In the beginning, God created Adam to be a loving son, and love is always shown by obedience (cf. John 15:10, 14). Adam failed to render loving obedience, and in due time, God raised up Abraham and Israel to live as his obedient sons, but they too failed. So, ‘in the fullness of the time’ (cf. Gal. 4:4), God sent his own Son to live a life of deepest and fullest loving obedience. In so doing, the incarnate Son of God obeyed from the heart, in every thought, word and action, all the holy will of the heavenly Father, thereby fulfilling the original intentions of God in his creation of Adam and his posterity. By his active obedience, Christ fulfills the original purpose of the ‘Adamic Administration’ (or as the Puritans called it, ‘covenant with Adam,’ ‘covenant of life,’ ‘covenant of works.’)

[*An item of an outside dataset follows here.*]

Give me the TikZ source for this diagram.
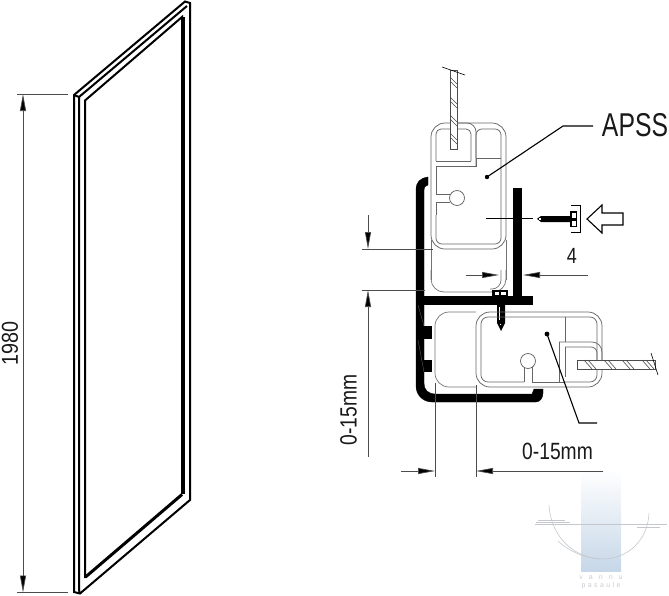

Part of the good news of the Gospel is that Jesus has done, as my covenant representative, all that I ever needed, or ever shall need, to be and to do. This is a liberating truth to the human spirit, which can otherwise be oppressed by constantly unmet obligations.
In the previous chapter we saw that the first stage in the Humiliation of Christ was his incarnation. There (in chapter seven) we considered the first aspect of his incarnation: (a) his virgin birth.
Now, in this eighth chapter we must pursue: (b) his active obedience, or his life of sonship, and its meaning for our salvation. We trace obedience and sonship through the Scriptural history of redemption especially in terms of the Two Adams. We think of the First Adam as a son, Israel as a son, and finally Messiah as the true Son.
In this regard, we note (i) the necessity of Christ’s active obedience (or true Sonship) for our salvation, and (ii) the accomplishments of his active obedience (or Sonship) for us. Scriptural evidence will be marshaled to support the concept of Christ’s active obedience (Sonship), in our place, as essential to our salvation, opening us up to God and to others.
Active Obedience (or Life of Sonship)
It would appear that the terminology of ‘active’ and ‘passive’ obedience came to the fore during the seventeenth century, especially among British Puritans. However, the concept of Christ’s life, and not just his death, playing a significant role in our salvation goes far back in Christian theology. Peter Lombard clearly taught in the twelfth century that Christ’s obedient life enters into the salvation of his people. He expounds reasons why ‘Christ merited for himself the same things from his conception as through his passion.’
The Reformed Theology traditionally summarized the experience of Christ’s incarnation under the concepts: active obedience and passive obedience. In order to fit into the scheme of the ‘Two States’ of Christ, one could place his active obedience under his sufferings, as an aspect of them, but the reasoning of John Owen leads me to place it before the sufferings of Christ. He writes, ‘That the obedience of Christ cannot be reckoned amongst his sufferings, but is clearly distinct from it, as to all formalities. Doing is one thing, suffering another; they are in diverse predicaments, and cannot be coincident.’
Suffering and contest were constantly involved in Christ’s life of holy devotion to the Father in our humanity. It is appropriate to consider his active obedience in our humanity as the true Son of the Father immediately after his virgin birth, and prior to the intense sufferings of his final passion, in order the better to see how the miraculous conception and birth prepared the way for the truly cosmic event of the triumphant grace of God, through which Christ as the Last Adam restored all that the first Adam had lost, and thereby fulfilled the original purposes of the creation of humankind in the divine image.